Forget the NSA. Forget the CIA. Forget AAA….not that they would really know anything too damaging.
It’s Netflix who really knows what you’re all about.
My husband recently went away for five whole days across the country. And while he was gone, I was the parent on duty, 24/7. He has been back for three days, and I am still exhausted.
I wasn’t entirely on my own while he was away, though.
Everyday after I would get my children in bed, I had someone special waiting for me. I just couldn’t wait to skip down the stairs, flip on the television and veg out. Mindless entertainment sounded great.
What parent doesn’t want to just relax in front of the television after a long day spent playing tea party and answering questions from their children about whether or not they still live in the United States? More importantly, who doesn’t enjoy them some Netflix? I know I do.
At first, I thought having Netflix would cut back on my television consumption. After all, you can’t just aimlessly browse Netflix like you can the television channels. This was before I realized that I don’t HAVE to wait for the next episode in the next season of whatever show I’m watching. Or that I can watch the shows I have always wanted to watch, even though they have been off the air for five years.
Netflix is really the best thing since sliced bread, antibiotics, scientific discovery and Taylor Swift be darned.
During my last night on my own, however, I noticed something. Something that has stayed with me. Something that has disturbed me.
I noticed how smug my Netflix sign in screen was.
“You’re back…” it silently broadcasted, while it loaded its many thousands of titles for my viewing pleasure. That night, I’m sure that it took extra time to load up, giving me every opportunity to watch that bars tick up as my blu-ray player connected to the great wide interwebs.
Giving me every chance to just turn the television off.
Even though it knew I never would.
It was in that moment that I realized just how much Netflix knows about me. About all of us.
It knew that seven minutes before that, I had hemmed and hawed with the idea of opening a book instead of turning on the television. After all, I have never felt guilty after reading 50 pages in a decent novel, as opposed to watching 4 episodes of some series I’d be too ashamed to admit to ever watching to any other adult, and staying up way too late, effectively turning my brain to mush. (Thanks, Gossip Girl.)
But Netflix knew. It knew I would come crawling back.
Netflix knows that you don’t have anything to do on a Friday night, parents. It knows that you’re going to watch old Harrison Ford movies in your pajamas at 9:40 after you finally get the kids down to bed, while the rest of the world passes you by, and enjoys an evening of fine wine and intelligent conversation.
It knows, moms. It knows that when your husband is out-of-town, you’re unshowered, and contemplating eating the last of the cold fried chicken that is left over in the fridge while you watch the entire series of Gilmore Girls, taking advantage of your husband being out of the house, because you KNOW he would never understand the plight of the Gilmore’s.
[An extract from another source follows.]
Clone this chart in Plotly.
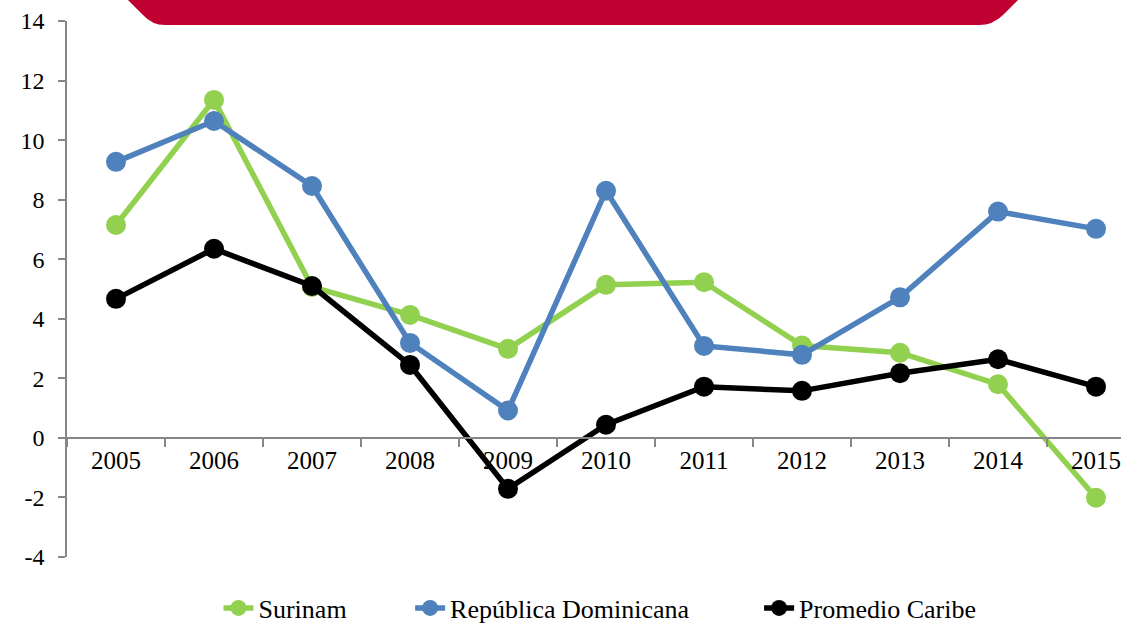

It knows how much you need it. And every few days, it messes with you. It “cannot establish a connection to the internet.” It is “unable to load right now, so please try again later.”
It watches as you punch the throw pillows on your sofa. It watches as you stomp around and chuck the remote across the living room.
It knows how much you need it. And it relishes it.
Netflix has specific algorithms in order to enhance your viewing experience. It’s never short on suggestions and never runs out of new titles for you to enjoy. You enjoyed Wes Craven’s entire “Scream” series all the same weekend? Well here are a few more horror movie reboots for you to enjoy (yay!), except these don’t star Neve Campbell (boo!).
Wanting to watch the newest Thor movie? Well, Netflix doesn’t actually have it, but it has a few rip off’s that you won’t know are rip off’s until you turn it on and see one of the kids that starred on Home Improvement back in the day. And it’s not Jonathan Taylor Thomas, either.
It knows you need it, people. There is nothing you can do about it. In the light of day, you can pretend that you don’t need it. You can shrug me off like you don’t know what I’m talking about. You can sit there all smug in your proper pants with a proper button them, all showered, eyes fresh as daisies. Chipper and youthful. Functioning like an adult.
But there you’ll be tonight. When the world darkens. After the sun has set. On the couch. With your ratty old pajama pants and t-shirt on. You’ll be there with your bag of Funions and diet coke. Watching season four of The X-Files.